Para-virtualization provides significant benefits in terms of device drivers and device interfaces. Essentially, device drivers can be virtualized using a para-virtualization model (by splitting the OS drivers into a “top” and “bottom” half), and running the bottom half as a separate domain, with memory, CPU and other resource guarantees. Moreover, the hypervisor itself is protected from bugs and crashes in device drivers, and can make use of any device drivers available on the market. Also, the virtualized OS image is much more portable across hardware, since the low levels of the driver and hardware management are modules that run under control of the hypervisor.
The net result is that Xen offers superb performance—typically more than an order of magnitude faster than any hypervisor on the market. The drawback of para-virtualization is that the guest OS must be ported to the idealized hardware interface. Of course, this is not an issue with operating systems such as Linux, Free BSD, and Solaris. But for closed source operating systems, a para-virtualized hypervisor must rely on hardware support for virtualization to ensure that the native binary of the guest OS can still share resources with other guest OSes.
Xen is a para-virtualizing hypervisor.
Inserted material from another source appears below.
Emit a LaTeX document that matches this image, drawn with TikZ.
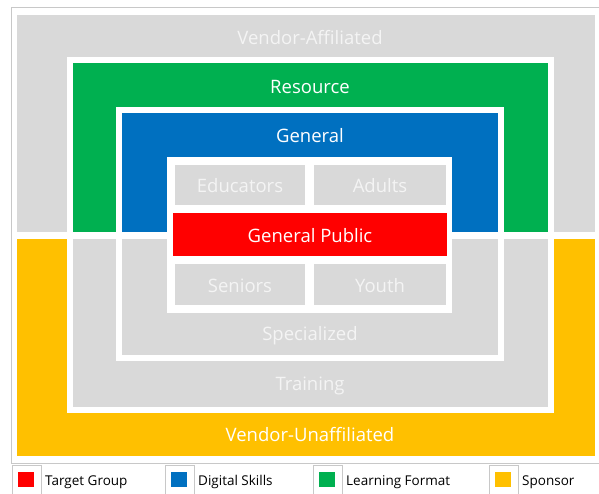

It relies on one of two approaches to achieve fast virtualization:
- Hypervisor replicated versions (in memory) of the above state, so that the guest OS is aware it doesn’t have full access to and control of the CPU.
- Hardware based CPU support for multiple guest OSes (replicated stack, task segment structure, GDT and flags) and (in future) support for I/O virtualization.
Careful management of state is required to ensure that the minimal set of changes is made to the hardware, to maximize efficiency
In the first approach, the hypervisor maintains in-memory copies of all hardware state, and transparently effects changes to the hardware data structures on a context switch, to ensure that the incoming guest OS sees consistent hardware state when it resumes operation. Careful management of state is required to ensure that the minimal set of changes is made to the hardware, to maximize efficiency. This is nowhere more important than in management of virtual memory, via the page table and TLB, by both the hypervisor and the ported OS.
In the second approach, the Xen hypervisor uses hardware based virtualization technologies such as Intel’s Silverdale and Vanderpool Technologies ( VT) or AMD’s Pacifica. These new capabilities support multiple instances of hardware state, one for each guest OS. Initial versions of this hardware provide CPU support for virtualization, but it is anticipated that in due course these capabilities will be extended into the chipset architectures, to support virtualization of I/O subsystems.
When the major chip vendors ship their CPU support for virtualization, Xen will be able to perform even better. Intel’s VT, for example, introduces a software-managed TLB and Global Descriptor Table, which removes the need for Xen to replicate and control these structures, and for the OS to support virtualization of the page tables.
Virtualization and the promise of utility computing
For all the potential benefits of virtualization and utility computing, few enterprises have yet managed to achieve the levels of performance and support for a broad range of software and hardware that they desire. Xen fulfils that need.
With a high performance hypervisor, it will become possible to deliver on many of the key demands of major enterprises for an adaptive, responsive IT architecture. Xen supports a very wide range of hardware platforms, and therefore its guest OSes can run on a wide variety of hardware. Xen will soon support SMP guest operating systems, a key requirement for applications that today run on large SMP machines. Xen also offers a capability for live VM migration, in which a running guest OS, in its virtual machine, is moved to a second machine in a very short time.
While existing products on the market today claim live migration as a feature, they typically cause the migrated application to be unresponsive for tens of seconds while it is moved. Under Xen, with a feature that enables “copy on write” for guest OS pages, the “downtime” is typically 30-60ms, orders of magnitude faster than available today.
With these raw capabilities, Xen is ideally positioned to allow major enterprises to realize the promise of utility computing. Xen moves the level of infrastructure up above the basic hardware, by providing a common, low-level, high speed set of execution primitives that can be used to provide a dynamic and responsive computing environment.
Xen fulfills the need for an unencumbered virtualization standard, and offers an opportunity to all players to take advantage of the massive trend towards dynamic datacenter management
The need for a free hypervisor
Today, several hypervisors are available on the market. None are free, and all are closed and tied into expensive, proprietary software stacks. Hardware vendors, rapidly moving to support virtualization, are naturally unhappy at the potential proliferation of virtualization technologies because it has the potential to slow down adoption. To fully take advantage of current and future virtualization features, the best technology should be widely adopted by the market. In addition, major enterprises want a virtualization layer that is not tied to any one OS, and that offers the best performance. Xen fulfills the need for an unencumbered virtualization standard, and offers an opportunity to all players to take advantage of the massive trend towards dynamic datacenter management.
Xen is a free software project, run under the free software community rules. By virtue of its availability, and because it offers the best virtualization technology available, it is a natural candidate for a broadly adopted “standard” hypervisor. The free software community has embraced Xen as offering both the right technology—through its para-virtualization approach and extremely high performance—and lack of bias towards any chip architecture, operating system or application vendor.